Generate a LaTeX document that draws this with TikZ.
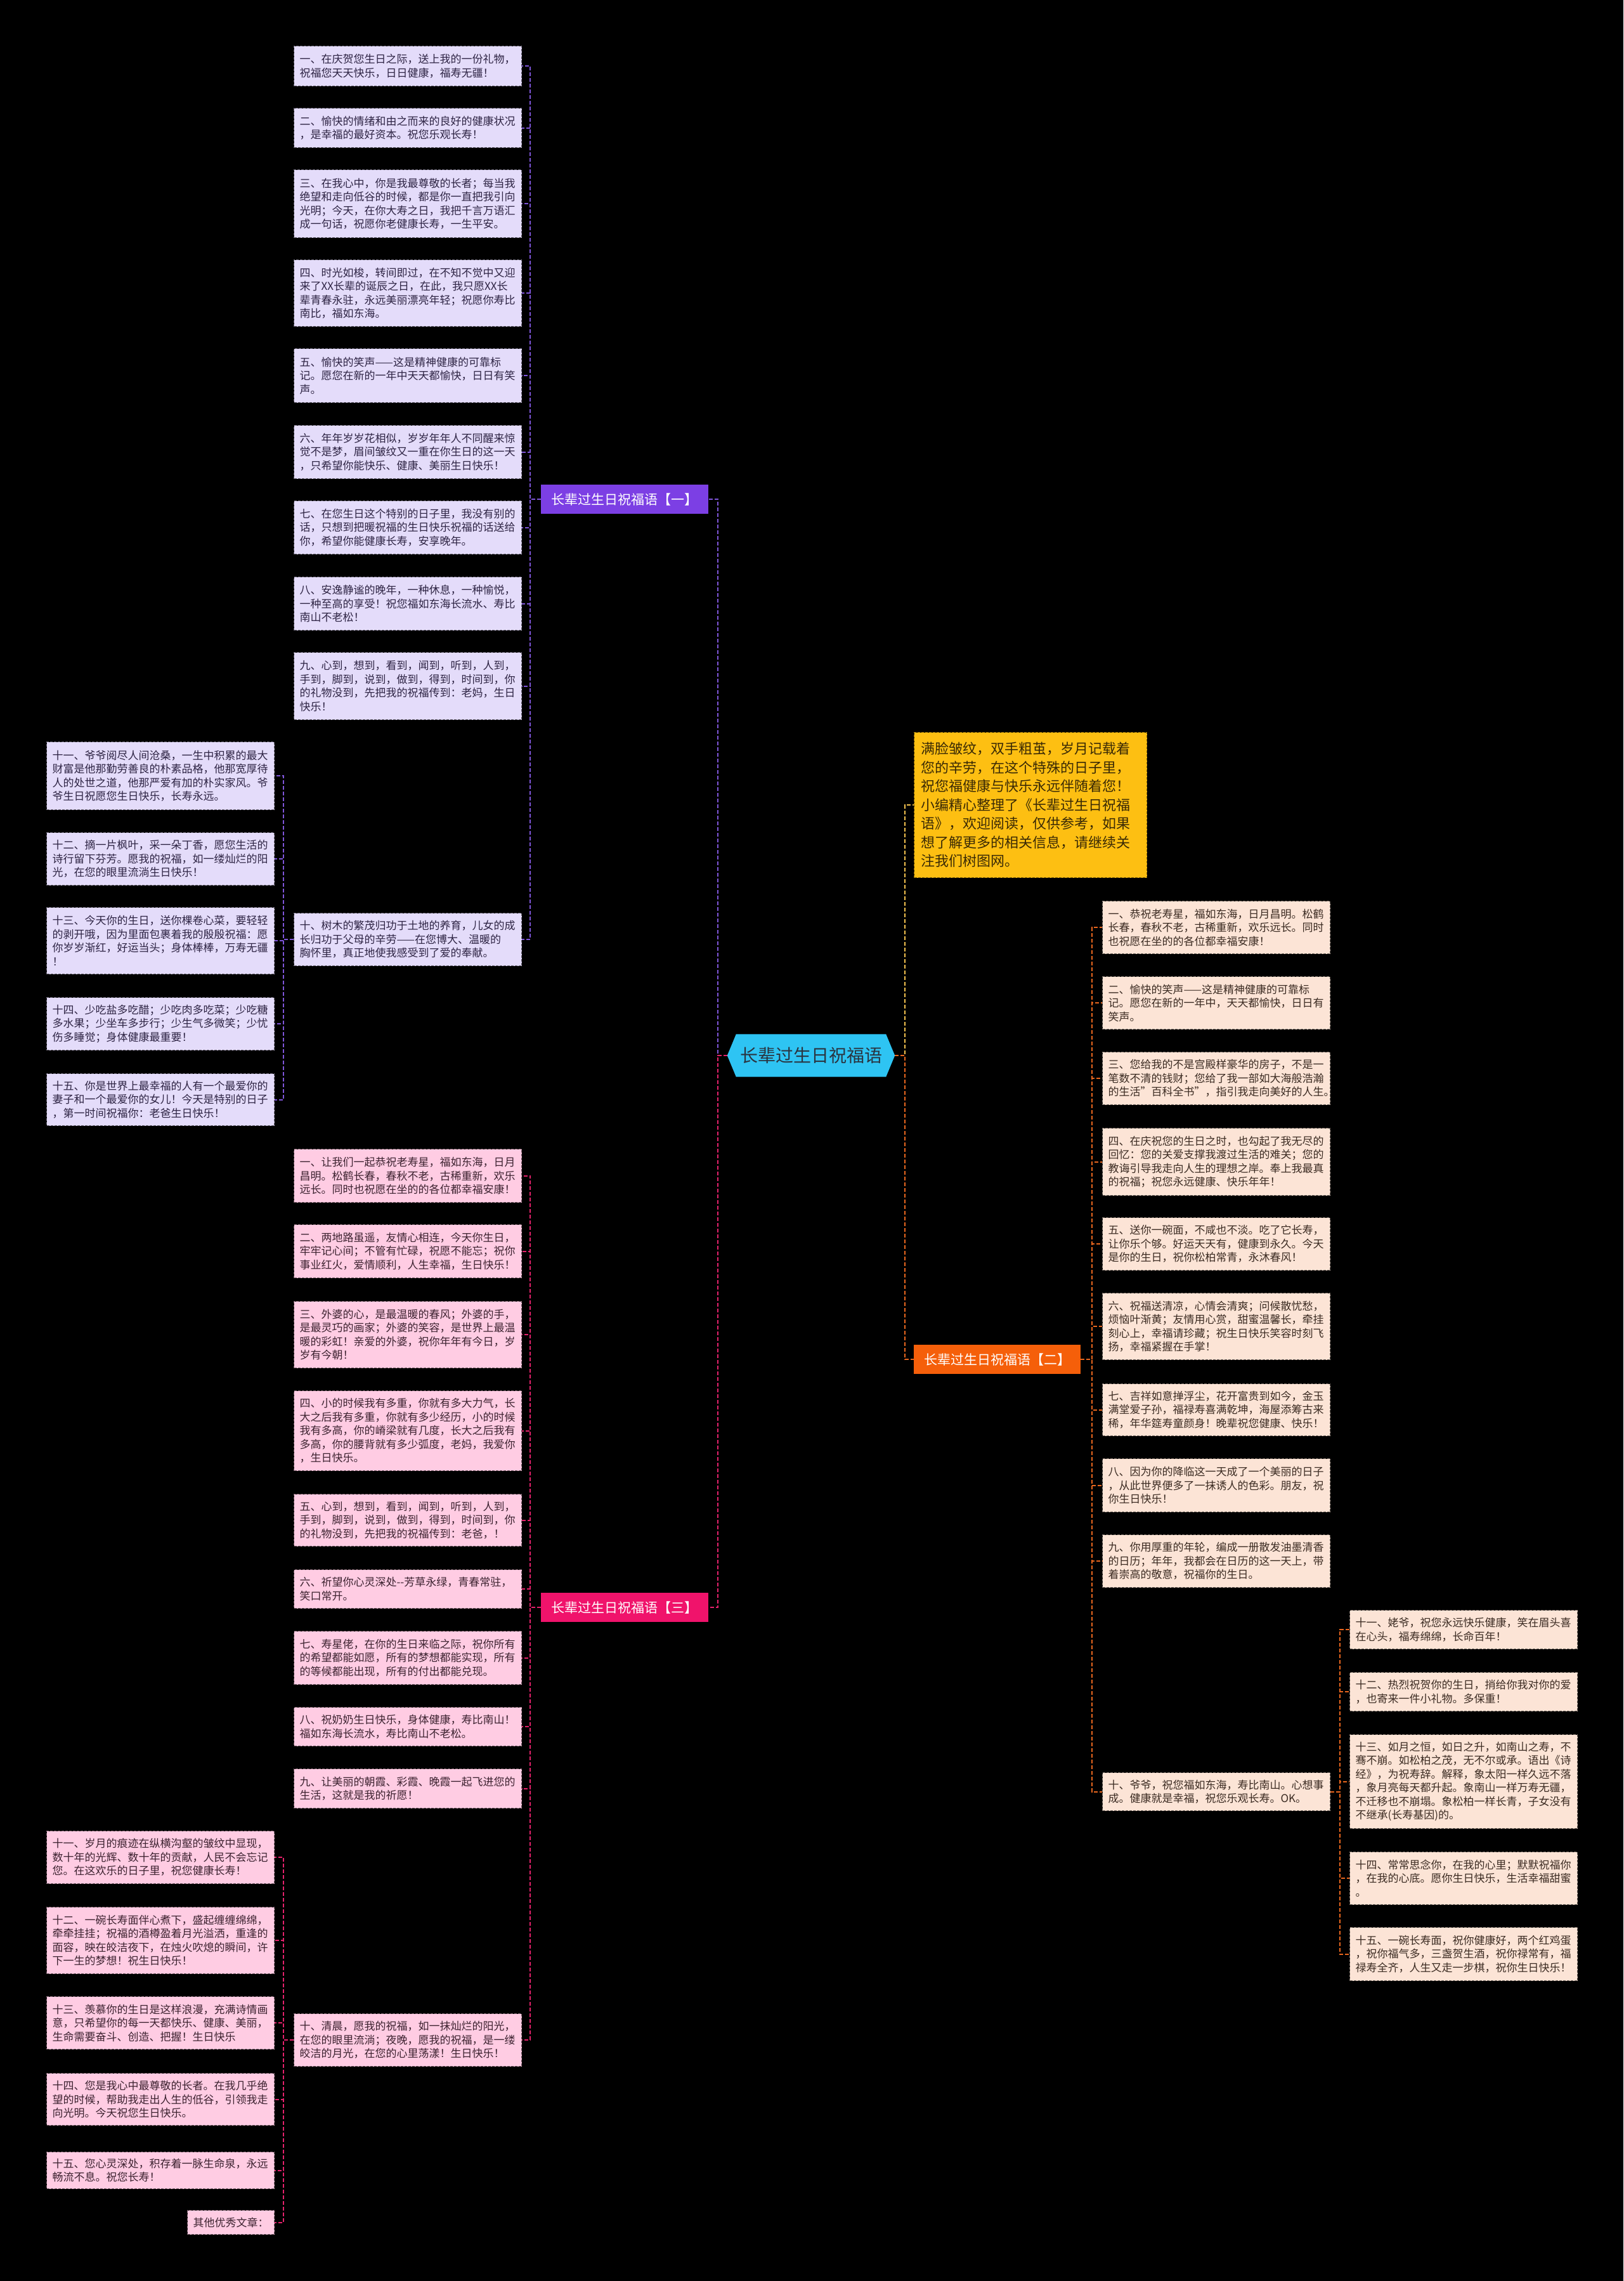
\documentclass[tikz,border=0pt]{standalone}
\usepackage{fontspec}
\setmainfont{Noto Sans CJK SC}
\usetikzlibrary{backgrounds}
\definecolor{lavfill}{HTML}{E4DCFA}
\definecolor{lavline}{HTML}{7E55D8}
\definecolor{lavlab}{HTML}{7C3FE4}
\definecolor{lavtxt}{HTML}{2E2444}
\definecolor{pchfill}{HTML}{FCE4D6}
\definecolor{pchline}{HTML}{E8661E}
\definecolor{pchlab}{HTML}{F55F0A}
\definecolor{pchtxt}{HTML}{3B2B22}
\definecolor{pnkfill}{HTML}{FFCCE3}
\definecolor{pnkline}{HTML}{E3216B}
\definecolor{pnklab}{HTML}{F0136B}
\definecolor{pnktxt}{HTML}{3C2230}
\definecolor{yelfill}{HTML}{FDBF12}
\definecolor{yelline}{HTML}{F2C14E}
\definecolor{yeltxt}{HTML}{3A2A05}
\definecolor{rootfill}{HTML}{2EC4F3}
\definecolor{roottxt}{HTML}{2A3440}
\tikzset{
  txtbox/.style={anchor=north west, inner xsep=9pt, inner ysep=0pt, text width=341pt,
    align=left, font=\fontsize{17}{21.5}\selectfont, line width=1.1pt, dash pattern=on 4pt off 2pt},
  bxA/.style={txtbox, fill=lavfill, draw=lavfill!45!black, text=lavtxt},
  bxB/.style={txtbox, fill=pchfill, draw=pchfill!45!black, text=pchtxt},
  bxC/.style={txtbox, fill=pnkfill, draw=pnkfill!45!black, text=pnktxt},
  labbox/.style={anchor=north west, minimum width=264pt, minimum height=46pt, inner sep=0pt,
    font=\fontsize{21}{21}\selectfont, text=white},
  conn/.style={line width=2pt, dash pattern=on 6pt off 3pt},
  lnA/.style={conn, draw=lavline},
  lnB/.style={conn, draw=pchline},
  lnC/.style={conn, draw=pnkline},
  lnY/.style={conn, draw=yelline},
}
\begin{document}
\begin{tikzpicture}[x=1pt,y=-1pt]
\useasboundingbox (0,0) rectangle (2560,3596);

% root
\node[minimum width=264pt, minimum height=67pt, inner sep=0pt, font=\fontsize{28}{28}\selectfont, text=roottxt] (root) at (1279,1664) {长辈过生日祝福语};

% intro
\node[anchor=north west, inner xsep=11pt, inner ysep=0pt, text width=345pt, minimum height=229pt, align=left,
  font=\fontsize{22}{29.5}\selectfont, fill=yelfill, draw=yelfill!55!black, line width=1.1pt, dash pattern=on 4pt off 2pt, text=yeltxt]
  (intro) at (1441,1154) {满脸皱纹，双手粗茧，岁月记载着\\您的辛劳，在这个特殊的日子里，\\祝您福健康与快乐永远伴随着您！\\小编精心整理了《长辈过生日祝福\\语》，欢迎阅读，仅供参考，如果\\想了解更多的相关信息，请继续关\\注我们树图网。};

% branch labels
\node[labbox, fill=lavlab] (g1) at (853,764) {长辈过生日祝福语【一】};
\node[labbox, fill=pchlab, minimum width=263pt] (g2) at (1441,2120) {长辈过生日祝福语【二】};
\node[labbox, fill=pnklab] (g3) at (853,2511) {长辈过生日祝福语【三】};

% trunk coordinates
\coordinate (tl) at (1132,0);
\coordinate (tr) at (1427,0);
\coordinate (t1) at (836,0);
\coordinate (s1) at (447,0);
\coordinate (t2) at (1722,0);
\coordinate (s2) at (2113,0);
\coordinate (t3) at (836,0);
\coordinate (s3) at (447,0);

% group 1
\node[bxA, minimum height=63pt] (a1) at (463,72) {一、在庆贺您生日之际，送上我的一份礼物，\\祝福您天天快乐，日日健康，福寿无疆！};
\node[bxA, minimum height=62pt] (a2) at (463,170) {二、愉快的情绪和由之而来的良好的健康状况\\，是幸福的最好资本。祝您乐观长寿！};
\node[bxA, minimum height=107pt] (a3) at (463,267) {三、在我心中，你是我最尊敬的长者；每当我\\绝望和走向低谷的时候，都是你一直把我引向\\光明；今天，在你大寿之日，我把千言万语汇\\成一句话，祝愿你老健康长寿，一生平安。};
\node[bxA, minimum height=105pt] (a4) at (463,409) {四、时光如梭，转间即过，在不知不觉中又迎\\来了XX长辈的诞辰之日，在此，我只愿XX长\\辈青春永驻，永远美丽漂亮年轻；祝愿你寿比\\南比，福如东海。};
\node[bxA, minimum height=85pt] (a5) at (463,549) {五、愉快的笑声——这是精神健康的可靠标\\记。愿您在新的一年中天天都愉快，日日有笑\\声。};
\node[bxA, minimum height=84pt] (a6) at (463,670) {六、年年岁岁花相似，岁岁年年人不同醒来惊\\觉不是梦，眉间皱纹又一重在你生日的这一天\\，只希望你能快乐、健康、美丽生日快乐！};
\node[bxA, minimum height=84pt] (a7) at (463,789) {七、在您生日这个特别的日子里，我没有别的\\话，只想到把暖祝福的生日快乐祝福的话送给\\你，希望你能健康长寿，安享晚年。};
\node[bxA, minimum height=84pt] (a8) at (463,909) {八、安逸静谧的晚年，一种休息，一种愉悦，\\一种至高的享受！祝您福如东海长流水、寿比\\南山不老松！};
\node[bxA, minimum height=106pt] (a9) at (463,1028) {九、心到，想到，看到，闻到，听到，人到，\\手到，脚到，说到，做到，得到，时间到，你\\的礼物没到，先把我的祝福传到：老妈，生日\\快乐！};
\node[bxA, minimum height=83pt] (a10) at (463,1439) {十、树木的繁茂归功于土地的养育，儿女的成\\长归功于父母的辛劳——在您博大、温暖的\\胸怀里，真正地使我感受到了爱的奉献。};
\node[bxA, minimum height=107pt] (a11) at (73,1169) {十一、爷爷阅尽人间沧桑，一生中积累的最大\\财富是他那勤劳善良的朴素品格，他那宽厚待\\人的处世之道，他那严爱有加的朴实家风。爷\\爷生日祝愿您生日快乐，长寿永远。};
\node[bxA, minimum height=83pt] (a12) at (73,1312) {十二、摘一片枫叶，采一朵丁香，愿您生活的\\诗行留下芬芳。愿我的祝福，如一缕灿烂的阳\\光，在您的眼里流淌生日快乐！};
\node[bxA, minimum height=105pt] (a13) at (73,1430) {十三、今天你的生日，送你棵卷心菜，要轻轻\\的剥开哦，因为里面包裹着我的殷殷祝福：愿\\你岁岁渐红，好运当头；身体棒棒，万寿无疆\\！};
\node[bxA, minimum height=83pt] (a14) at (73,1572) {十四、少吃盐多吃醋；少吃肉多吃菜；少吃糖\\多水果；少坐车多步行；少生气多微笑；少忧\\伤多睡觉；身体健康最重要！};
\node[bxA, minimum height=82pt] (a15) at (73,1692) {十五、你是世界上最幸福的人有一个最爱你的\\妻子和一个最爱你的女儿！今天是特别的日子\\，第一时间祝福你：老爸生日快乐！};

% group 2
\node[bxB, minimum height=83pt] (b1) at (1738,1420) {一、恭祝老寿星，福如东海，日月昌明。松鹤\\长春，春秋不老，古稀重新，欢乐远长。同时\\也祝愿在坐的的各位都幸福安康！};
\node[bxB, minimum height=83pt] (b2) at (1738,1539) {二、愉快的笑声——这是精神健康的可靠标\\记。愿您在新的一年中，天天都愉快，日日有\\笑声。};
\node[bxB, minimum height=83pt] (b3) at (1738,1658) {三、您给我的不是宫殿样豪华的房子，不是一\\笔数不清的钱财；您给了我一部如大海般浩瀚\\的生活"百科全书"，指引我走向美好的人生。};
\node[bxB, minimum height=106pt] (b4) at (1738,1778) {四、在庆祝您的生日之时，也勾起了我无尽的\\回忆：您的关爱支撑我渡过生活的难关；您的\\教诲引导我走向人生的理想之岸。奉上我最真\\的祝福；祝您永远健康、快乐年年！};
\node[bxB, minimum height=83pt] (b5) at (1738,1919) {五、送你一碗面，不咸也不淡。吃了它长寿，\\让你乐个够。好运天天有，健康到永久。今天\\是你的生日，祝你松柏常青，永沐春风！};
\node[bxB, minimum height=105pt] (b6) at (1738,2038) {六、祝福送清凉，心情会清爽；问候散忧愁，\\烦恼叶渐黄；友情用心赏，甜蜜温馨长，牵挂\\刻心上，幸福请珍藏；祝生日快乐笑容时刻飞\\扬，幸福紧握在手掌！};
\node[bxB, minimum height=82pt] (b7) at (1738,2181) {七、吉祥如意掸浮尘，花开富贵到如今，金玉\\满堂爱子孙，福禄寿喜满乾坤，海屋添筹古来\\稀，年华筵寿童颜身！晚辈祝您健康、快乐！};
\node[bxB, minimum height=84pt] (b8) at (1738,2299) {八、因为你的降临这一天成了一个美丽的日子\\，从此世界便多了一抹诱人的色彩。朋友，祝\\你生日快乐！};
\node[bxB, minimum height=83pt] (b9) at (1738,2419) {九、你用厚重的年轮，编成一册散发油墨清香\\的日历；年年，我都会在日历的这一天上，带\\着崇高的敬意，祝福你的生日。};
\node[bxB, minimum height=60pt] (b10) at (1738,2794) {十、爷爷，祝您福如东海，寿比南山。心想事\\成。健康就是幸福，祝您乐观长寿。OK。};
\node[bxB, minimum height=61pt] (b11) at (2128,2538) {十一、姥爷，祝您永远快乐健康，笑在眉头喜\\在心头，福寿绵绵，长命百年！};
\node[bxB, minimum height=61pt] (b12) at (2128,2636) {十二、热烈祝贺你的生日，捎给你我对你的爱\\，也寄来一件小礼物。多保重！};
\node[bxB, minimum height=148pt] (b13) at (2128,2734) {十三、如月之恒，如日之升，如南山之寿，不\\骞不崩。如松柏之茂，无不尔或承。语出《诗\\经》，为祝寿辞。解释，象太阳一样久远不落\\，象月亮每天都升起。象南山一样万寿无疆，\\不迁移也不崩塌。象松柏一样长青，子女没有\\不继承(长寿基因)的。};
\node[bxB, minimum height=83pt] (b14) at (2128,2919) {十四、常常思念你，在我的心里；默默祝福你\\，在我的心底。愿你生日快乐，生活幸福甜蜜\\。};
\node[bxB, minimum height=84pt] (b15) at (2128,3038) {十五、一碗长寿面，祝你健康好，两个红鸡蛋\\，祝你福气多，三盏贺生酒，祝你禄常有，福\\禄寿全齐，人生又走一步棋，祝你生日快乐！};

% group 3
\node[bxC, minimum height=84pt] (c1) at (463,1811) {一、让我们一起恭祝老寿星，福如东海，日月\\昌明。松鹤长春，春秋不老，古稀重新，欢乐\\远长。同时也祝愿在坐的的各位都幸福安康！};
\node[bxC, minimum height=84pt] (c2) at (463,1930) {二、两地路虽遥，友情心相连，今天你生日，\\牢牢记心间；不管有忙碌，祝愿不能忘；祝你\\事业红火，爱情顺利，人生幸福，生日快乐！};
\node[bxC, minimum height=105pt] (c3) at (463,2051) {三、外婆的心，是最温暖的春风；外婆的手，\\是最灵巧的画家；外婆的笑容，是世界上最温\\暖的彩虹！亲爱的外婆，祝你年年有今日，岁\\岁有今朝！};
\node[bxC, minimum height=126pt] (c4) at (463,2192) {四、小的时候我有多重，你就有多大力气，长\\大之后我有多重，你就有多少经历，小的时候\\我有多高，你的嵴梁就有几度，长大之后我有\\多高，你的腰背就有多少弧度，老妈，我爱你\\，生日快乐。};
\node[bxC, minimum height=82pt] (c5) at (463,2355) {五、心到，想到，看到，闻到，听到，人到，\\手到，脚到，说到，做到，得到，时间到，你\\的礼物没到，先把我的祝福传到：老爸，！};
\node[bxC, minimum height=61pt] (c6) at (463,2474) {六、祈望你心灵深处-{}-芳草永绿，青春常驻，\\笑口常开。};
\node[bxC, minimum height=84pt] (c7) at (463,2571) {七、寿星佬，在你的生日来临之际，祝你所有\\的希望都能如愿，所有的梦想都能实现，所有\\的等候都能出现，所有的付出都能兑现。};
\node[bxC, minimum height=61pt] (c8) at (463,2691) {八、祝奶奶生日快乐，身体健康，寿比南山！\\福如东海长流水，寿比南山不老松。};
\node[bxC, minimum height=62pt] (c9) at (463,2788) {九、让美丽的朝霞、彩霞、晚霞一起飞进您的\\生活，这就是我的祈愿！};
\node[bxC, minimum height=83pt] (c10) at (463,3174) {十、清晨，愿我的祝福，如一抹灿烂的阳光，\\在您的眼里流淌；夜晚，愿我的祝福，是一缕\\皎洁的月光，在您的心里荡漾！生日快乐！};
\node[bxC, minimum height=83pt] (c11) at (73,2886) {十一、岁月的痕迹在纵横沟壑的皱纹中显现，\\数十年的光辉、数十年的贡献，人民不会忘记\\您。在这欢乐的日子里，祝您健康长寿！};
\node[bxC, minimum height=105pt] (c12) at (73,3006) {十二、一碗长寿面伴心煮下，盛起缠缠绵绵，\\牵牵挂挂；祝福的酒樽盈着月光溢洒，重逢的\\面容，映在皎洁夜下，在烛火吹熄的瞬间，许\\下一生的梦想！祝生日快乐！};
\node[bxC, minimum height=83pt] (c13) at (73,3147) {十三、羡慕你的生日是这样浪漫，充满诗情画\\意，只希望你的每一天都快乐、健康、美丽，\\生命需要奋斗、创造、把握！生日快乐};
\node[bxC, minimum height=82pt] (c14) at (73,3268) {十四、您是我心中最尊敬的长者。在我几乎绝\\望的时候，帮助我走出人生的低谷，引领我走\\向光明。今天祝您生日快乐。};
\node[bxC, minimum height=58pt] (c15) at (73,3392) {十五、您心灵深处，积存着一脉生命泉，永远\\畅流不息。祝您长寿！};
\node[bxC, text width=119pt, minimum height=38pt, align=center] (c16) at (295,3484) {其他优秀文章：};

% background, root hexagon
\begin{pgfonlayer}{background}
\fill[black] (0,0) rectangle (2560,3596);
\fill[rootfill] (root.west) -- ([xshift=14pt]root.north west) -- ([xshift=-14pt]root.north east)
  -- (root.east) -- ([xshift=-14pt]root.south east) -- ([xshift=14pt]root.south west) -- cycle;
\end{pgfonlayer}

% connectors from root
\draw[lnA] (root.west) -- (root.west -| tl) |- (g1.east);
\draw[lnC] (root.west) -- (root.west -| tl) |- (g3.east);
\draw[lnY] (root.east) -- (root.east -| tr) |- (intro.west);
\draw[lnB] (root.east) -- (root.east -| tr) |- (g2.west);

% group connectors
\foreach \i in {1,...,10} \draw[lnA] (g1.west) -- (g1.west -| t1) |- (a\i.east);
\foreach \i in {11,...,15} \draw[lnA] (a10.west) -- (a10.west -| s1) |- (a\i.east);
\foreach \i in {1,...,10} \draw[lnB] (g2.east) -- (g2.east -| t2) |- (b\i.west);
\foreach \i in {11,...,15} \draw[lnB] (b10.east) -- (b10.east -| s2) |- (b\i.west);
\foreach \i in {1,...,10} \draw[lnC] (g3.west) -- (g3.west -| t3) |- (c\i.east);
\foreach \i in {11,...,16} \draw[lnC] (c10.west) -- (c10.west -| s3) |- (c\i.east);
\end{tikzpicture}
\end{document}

***

● Exercise description: Starting with the first line of the data above and ending with the line containing "minimum height=67pt, inner", please restate every line exactly, leaving images out.

● Completed task:
Generate a LaTeX document that draws this with TikZ.
\documentclass[tikz,border=0pt]{standalone}
\usepackage{fontspec}
\setmainfont{Noto Sans CJK SC}
\usetikzlibrary{backgrounds}
\definecolor{lavfill}{HTML}{E4DCFA}
\definecolor{lavline}{HTML}{7E55D8}
\definecolor{lavlab}{HTML}{7C3FE4}
\definecolor{lavtxt}{HTML}{2E2444}
\definecolor{pchfill}{HTML}{FCE4D6}
\definecolor{pchline}{HTML}{E8661E}
\definecolor{pchlab}{HTML}{F55F0A}
\definecolor{pchtxt}{HTML}{3B2B22}
\definecolor{pnkfill}{HTML}{FFCCE3}
\definecolor{pnkline}{HTML}{E3216B}
\definecolor{pnklab}{HTML}{F0136B}
\definecolor{pnktxt}{HTML}{3C2230}
\definecolor{yelfill}{HTML}{FDBF12}
\definecolor{yelline}{HTML}{F2C14E}
\definecolor{yeltxt}{HTML}{3A2A05}
\definecolor{rootfill}{HTML}{2EC4F3}
\definecolor{roottxt}{HTML}{2A3440}
\tikzset{
  txtbox/.style={anchor=north west, inner xsep=9pt, inner ysep=0pt, text width=341pt,
    align=left, font=\fontsize{17}{21.5}\selectfont, line width=1.1pt, dash pattern=on 4pt off 2pt},
  bxA/.style={txtbox, fill=lavfill, draw=lavfill!45!black, text=lavtxt},
  bxB/.style={txtbox, fill=pchfill, draw=pchfill!45!black, text=pchtxt},
  bxC/.style={txtbox, fill=pnkfill, draw=pnkfill!45!black, text=pnktxt},
  labbox/.style={anchor=north west, minimum width=264pt, minimum height=46pt, inner sep=0pt,
    font=\fontsize{21}{21}\selectfont, text=white},
  conn/.style={line width=2pt, dash pattern=on 6pt off 3pt},
  lnA/.style={conn, draw=lavline},
  lnB/.style={conn, draw=pchline},
  lnC/.style={conn, draw=pnkline},
  lnY/.style={conn, draw=yelline},
}
\begin{document}
\begin{tikzpicture}[x=1pt,y=-1pt]
\useasboundingbox (0,0) rectangle (2560,3596);

% root
\node[minimum width=264pt, minimum height=67pt, inner sep=0pt, font=\fontsize{28}{28}\selectfont, text=roottxt] (root) at (1279,1664) {长辈过生日祝福语};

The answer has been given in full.